WHAT YOU ARE ASKED TO DO:
Below are entries. Copy exactly the lines running from the line that holds "Recreate this image as a Python" to the line that holds "return (fwd(T) - fwd(T_pts[i]))", with both ends included.
+++ RECORD LIST +++
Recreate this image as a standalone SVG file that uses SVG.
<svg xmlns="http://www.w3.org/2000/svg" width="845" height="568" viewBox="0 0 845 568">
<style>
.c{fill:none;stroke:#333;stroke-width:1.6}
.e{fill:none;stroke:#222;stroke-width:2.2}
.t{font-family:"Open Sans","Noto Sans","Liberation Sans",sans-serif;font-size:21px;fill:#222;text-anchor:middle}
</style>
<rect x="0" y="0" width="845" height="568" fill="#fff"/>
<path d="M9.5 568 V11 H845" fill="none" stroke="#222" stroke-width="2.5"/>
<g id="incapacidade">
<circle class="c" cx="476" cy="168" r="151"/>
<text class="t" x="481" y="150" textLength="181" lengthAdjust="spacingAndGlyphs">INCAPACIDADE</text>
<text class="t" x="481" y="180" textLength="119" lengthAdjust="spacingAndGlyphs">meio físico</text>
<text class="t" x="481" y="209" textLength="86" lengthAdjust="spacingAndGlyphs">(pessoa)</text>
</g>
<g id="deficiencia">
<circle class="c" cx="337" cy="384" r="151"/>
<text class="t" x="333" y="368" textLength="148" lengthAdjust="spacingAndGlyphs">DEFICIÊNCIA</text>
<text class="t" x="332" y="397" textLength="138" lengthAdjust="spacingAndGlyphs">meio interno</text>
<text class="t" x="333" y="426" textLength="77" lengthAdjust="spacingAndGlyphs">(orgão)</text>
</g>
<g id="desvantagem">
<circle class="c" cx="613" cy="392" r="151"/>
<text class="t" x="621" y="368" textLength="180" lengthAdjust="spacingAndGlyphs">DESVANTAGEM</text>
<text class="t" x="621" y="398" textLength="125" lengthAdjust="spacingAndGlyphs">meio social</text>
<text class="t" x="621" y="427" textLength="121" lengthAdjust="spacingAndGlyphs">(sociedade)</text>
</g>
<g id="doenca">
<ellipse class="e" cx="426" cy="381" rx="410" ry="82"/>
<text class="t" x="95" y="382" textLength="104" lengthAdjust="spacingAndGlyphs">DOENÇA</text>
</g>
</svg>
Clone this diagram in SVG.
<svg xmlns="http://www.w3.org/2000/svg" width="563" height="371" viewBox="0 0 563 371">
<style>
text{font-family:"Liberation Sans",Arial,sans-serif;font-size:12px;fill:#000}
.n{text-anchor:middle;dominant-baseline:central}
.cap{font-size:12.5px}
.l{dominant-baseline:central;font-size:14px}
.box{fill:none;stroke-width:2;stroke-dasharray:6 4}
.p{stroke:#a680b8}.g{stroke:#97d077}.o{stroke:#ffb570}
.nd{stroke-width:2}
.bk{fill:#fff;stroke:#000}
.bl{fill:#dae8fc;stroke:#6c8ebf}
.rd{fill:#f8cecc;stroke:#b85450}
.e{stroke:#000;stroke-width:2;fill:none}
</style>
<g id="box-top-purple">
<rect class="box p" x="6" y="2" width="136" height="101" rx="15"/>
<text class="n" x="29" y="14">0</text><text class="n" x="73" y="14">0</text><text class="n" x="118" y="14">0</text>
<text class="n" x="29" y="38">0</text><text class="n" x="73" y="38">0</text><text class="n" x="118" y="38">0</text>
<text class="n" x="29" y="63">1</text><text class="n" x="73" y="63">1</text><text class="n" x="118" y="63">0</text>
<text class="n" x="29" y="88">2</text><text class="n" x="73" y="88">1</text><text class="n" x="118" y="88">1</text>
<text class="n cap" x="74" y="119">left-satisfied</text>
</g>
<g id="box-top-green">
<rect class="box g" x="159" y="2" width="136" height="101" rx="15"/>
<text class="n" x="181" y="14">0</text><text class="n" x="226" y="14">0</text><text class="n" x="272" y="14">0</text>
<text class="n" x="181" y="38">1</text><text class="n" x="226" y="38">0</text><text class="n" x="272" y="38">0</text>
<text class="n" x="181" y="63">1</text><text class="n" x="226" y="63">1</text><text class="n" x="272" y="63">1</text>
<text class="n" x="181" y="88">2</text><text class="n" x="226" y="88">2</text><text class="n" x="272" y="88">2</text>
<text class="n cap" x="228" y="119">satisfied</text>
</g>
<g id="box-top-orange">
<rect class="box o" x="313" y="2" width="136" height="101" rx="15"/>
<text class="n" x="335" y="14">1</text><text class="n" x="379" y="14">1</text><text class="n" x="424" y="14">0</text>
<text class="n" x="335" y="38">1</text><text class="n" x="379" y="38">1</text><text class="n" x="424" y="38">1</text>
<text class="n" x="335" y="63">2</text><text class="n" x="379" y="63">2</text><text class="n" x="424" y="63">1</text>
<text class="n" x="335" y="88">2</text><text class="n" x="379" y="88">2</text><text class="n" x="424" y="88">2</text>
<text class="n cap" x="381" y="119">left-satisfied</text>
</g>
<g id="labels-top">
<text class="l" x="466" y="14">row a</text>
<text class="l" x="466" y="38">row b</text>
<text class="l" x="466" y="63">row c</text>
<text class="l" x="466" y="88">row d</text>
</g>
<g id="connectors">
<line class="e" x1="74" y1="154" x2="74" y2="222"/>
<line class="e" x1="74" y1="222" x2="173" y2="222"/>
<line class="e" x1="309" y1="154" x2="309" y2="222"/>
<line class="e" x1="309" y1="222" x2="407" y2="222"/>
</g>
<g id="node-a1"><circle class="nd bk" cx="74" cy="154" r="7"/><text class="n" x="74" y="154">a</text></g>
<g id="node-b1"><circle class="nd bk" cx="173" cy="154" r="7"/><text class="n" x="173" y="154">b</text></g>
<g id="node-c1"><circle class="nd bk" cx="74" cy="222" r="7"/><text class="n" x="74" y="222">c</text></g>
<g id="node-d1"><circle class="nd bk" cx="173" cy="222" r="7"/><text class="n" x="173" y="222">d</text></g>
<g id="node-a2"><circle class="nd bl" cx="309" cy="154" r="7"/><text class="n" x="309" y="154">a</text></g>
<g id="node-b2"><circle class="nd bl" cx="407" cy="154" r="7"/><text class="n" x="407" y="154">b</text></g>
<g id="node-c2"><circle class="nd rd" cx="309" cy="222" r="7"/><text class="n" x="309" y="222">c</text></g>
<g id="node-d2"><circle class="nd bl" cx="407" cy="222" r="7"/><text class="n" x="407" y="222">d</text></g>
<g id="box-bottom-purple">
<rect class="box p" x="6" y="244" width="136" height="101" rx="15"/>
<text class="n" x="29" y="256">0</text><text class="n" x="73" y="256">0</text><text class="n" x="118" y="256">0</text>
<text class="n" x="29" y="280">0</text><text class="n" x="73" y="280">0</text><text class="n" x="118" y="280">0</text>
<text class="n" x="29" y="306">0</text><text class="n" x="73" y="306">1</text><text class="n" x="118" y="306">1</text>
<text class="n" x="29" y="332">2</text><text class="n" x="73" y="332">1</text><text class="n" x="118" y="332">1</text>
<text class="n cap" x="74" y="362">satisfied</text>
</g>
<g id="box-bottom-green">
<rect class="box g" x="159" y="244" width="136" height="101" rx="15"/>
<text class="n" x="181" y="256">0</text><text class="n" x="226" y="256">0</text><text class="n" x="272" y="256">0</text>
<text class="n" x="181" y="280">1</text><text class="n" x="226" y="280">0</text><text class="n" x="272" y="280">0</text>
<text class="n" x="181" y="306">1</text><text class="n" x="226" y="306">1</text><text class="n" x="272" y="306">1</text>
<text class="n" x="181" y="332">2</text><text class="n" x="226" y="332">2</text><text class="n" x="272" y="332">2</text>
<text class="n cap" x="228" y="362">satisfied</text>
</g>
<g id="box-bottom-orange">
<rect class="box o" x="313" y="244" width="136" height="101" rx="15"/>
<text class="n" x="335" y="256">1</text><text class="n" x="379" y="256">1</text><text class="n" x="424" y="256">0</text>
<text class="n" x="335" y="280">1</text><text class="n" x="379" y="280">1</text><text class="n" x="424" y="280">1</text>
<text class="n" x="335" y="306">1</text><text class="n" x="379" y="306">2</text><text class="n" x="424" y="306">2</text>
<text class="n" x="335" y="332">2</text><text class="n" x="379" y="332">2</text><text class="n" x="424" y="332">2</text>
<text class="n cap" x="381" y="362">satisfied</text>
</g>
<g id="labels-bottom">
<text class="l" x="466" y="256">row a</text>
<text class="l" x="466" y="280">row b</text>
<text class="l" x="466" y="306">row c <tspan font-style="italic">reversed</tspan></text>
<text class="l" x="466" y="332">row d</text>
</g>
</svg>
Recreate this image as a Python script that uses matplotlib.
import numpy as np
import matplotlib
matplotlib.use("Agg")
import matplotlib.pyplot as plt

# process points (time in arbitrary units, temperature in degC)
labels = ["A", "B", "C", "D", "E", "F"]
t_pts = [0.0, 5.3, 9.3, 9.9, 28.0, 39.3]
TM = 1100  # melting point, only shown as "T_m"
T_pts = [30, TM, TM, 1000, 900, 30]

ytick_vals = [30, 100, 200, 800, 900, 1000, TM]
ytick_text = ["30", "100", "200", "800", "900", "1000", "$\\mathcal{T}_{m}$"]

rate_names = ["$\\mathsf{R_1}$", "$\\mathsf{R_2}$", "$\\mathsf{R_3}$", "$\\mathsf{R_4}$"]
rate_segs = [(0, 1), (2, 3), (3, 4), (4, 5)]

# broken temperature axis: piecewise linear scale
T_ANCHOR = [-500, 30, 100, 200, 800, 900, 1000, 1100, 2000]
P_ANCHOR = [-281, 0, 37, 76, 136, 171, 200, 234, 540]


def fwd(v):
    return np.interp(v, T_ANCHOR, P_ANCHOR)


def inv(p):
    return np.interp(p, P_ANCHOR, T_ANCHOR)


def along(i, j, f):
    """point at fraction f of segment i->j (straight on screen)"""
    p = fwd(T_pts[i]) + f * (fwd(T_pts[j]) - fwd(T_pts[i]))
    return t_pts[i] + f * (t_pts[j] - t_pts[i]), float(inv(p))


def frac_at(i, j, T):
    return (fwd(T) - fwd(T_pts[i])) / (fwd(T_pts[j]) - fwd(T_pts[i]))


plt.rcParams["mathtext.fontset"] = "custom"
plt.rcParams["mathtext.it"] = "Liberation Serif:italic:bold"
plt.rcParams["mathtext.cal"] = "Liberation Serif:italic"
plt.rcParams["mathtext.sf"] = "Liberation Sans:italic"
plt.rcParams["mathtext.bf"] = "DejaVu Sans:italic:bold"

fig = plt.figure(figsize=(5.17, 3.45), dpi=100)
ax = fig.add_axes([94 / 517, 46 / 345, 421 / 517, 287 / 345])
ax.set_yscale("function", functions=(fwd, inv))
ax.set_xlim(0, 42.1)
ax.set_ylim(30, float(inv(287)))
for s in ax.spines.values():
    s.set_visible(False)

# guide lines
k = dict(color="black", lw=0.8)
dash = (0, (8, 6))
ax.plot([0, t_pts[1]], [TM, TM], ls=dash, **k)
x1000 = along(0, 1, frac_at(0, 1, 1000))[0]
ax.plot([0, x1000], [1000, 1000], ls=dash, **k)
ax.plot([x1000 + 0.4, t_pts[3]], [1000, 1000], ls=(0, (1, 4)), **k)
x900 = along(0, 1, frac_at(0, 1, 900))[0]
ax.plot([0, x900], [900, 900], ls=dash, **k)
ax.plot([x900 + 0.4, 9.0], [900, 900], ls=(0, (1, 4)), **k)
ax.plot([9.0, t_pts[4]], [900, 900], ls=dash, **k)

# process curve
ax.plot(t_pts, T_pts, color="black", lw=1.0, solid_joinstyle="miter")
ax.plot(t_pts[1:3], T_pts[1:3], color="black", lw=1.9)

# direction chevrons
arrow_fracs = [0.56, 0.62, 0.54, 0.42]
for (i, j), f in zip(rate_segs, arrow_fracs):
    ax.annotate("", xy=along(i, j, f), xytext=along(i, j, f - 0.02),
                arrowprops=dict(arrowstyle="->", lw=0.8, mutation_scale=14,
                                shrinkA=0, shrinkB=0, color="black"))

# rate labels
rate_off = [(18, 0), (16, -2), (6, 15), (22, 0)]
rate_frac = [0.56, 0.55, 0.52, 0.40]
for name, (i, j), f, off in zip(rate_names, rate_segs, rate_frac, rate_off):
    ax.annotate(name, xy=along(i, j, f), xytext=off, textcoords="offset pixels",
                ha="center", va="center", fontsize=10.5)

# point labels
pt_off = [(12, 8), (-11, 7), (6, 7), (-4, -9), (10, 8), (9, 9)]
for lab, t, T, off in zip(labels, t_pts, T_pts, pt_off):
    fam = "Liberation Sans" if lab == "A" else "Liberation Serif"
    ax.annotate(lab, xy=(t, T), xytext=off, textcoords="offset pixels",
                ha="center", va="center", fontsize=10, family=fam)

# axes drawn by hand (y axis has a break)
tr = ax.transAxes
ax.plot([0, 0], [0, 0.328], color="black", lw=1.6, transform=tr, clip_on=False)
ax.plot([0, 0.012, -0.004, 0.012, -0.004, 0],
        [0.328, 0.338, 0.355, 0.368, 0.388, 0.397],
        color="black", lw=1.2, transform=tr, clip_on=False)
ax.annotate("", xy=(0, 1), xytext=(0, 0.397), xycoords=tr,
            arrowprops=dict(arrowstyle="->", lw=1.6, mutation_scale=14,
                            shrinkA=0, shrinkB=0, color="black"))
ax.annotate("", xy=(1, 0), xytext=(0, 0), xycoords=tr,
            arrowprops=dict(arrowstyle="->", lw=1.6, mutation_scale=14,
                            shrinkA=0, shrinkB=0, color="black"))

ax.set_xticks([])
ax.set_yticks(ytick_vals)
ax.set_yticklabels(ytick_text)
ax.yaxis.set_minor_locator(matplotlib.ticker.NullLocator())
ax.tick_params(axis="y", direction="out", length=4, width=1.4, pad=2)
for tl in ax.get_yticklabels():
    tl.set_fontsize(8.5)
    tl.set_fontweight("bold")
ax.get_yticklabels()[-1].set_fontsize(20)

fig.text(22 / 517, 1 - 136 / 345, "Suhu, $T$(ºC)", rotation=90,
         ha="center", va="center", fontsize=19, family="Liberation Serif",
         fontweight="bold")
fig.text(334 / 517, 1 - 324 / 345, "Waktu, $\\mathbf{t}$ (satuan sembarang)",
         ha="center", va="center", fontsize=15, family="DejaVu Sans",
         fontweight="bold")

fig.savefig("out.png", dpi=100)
+++
FULL OUTPUT:
Recreate this image as a Python script that uses matplotlib.
import numpy as np
import matplotlib
matplotlib.use("Agg")
import matplotlib.pyplot as plt

# process points (time in arbitrary units, temperature in degC)
labels = ["A", "B", "C", "D", "E", "F"]
t_pts = [0.0, 5.3, 9.3, 9.9, 28.0, 39.3]
TM = 1100  # melting point, only shown as "T_m"
T_pts = [30, TM, TM, 1000, 900, 30]

ytick_vals = [30, 100, 200, 800, 900, 1000, TM]
ytick_text = ["30", "100", "200", "800", "900", "1000", "$\\mathcal{T}_{m}$"]

rate_names = ["$\\mathsf{R_1}$", "$\\mathsf{R_2}$", "$\\mathsf{R_3}$", "$\\mathsf{R_4}$"]
rate_segs = [(0, 1), (2, 3), (3, 4), (4, 5)]

# broken temperature axis: piecewise linear scale
T_ANCHOR = [-500, 30, 100, 200, 800, 900, 1000, 1100, 2000]
P_ANCHOR = [-281, 0, 37, 76, 136, 171, 200, 234, 540]


def fwd(v):
    return np.interp(v, T_ANCHOR, P_ANCHOR)


def inv(p):
    return np.interp(p, P_ANCHOR, T_ANCHOR)


def along(i, j, f):
    """point at fraction f of segment i->j (straight on screen)"""
    p = fwd(T_pts[i]) + f * (fwd(T_pts[j]) - fwd(T_pts[i]))
    return t_pts[i] + f * (t_pts[j] - t_pts[i]), float(inv(p))


def frac_at(i, j, T):
    return (fwd(T) - fwd(T_pts[i])) / (fwd(T_pts[j]) - fwd(T_pts[i]))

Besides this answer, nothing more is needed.